- Record extracts:

** BEGIN **

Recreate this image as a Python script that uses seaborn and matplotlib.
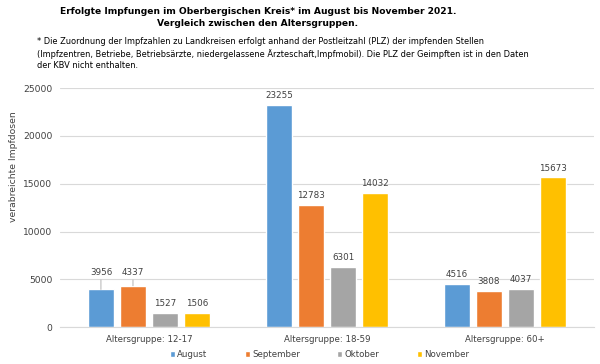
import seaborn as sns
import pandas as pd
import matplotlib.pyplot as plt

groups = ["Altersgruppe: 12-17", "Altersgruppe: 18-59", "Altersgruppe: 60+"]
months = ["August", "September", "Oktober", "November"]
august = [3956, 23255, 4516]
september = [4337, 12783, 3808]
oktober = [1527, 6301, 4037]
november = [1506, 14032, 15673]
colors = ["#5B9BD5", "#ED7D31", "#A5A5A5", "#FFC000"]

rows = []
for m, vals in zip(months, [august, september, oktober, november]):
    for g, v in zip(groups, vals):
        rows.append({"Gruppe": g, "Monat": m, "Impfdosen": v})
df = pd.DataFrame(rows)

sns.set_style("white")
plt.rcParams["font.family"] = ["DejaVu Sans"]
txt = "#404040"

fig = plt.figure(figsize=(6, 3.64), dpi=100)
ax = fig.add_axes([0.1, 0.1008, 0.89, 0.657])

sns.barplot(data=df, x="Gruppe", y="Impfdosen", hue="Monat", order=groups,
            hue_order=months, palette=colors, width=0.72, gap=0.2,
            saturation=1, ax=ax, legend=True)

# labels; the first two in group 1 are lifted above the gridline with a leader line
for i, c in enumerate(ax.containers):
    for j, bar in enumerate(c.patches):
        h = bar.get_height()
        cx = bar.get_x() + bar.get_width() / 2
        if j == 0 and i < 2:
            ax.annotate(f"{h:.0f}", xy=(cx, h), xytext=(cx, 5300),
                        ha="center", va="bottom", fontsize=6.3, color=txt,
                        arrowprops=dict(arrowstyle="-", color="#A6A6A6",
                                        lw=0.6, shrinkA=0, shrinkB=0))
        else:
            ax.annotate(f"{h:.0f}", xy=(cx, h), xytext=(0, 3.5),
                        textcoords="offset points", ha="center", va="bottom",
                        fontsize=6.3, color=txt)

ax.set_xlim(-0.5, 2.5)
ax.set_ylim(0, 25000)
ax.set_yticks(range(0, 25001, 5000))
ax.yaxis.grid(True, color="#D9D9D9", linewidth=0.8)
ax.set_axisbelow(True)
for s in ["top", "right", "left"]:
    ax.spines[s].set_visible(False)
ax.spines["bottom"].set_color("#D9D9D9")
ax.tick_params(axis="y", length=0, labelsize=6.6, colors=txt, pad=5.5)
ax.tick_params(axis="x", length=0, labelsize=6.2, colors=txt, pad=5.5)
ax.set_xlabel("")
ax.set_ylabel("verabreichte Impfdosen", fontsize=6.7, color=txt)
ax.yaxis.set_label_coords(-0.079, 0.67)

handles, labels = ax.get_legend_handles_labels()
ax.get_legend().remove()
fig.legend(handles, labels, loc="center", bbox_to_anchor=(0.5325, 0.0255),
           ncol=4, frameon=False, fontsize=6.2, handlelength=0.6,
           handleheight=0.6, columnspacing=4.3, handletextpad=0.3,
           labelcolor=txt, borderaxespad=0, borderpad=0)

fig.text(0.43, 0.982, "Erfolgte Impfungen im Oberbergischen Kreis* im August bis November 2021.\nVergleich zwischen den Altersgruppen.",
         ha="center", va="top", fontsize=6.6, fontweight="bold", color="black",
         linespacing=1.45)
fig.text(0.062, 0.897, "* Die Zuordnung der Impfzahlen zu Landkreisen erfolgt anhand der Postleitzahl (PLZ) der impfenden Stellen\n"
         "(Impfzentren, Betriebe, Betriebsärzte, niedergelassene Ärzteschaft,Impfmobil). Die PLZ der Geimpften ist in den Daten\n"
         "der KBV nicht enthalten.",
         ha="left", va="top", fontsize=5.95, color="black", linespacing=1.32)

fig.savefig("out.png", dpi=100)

** END **
** BEGIN **

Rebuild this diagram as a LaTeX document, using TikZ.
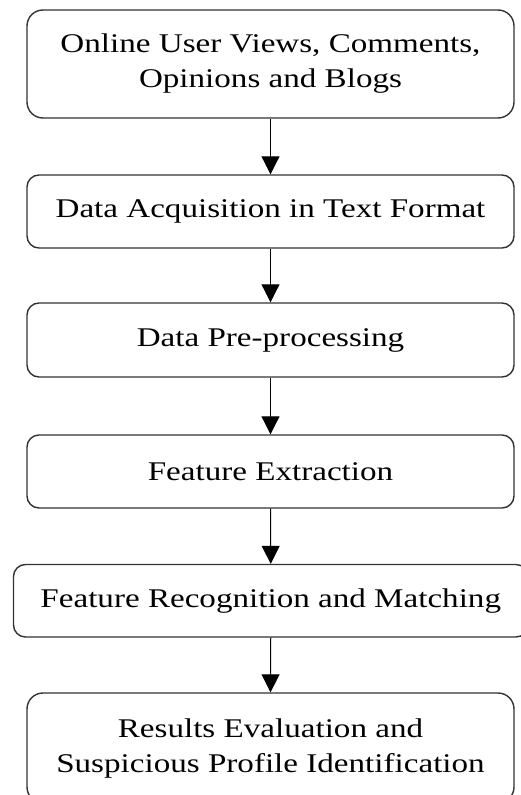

** END **

- Work to do: Give only the lines from the one with "Recreate this image" to the one with "import matplotlib.pyplot as plt", both included, again and exactly; leave the images out.

- Exercise output:
Recreate this image as a Python script that uses seaborn and matplotlib.
import seaborn as sns
import pandas as pd
import matplotlib.pyplot as plt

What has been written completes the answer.